10.1. In accordance with subsection 77(1) of the ITA 1967, the employee is
required to report in the ITRF BE or B (whichever is applicable) all payments
received in respect of having or exercising the employment including all types
of perquisites received from the employer or third parties. This includes
benefits received for the spouse, family, servants, dependent or guest of the
employee. The failure by the employee to comply with this section will render
the employee liable to prosecution or penalty under section 112 of the ITA
1967. Where the employee under declares his income, he is liable to
prosecution or penalty under section 113 of the ITA 1967.
10.2. In accordance with section 82A of the ITA 1967, the employee is required to
keep records and documents pertaining to all receipts from the employer or
third parties in respect of having or exercising an employment including the
receipts of perquisites.

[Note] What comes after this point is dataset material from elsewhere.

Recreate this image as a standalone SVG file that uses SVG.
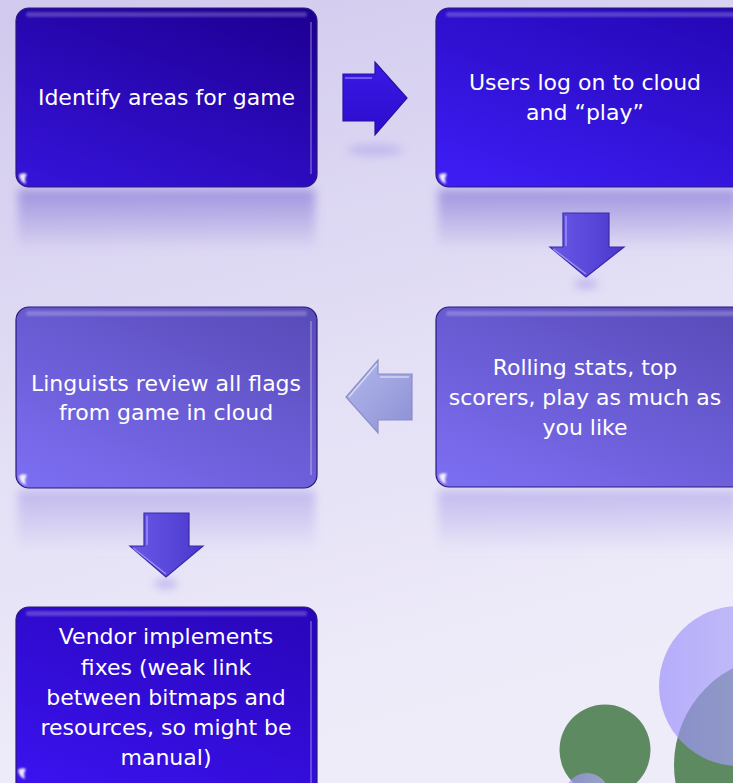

Such records or documents must be kept for a period
of seven (7) years from the end of the year of assessment in which the ITRF
is furnished for purposes of verification during a tax audit.
Where an employee receives a perquisite from his employment, the employer must
ensure that the tax to be charged on the perquisite is deducted from the employee’s
remuneration based on the Schedule (Rule 3) of the monthly Income Tax Deductions
under the Income Tax (Deduction From Remuneration) Rules in the month in which
the perquisite is paid. In the case where the salary of the employee is not sufficient to
absorb the monthly income tax deduction on the perquisite, the employer is required
to obtain the approval of the LHDNM for payment on the perquisite by instalments
with the issuance of the Directive of Tax Deduction (CP 38).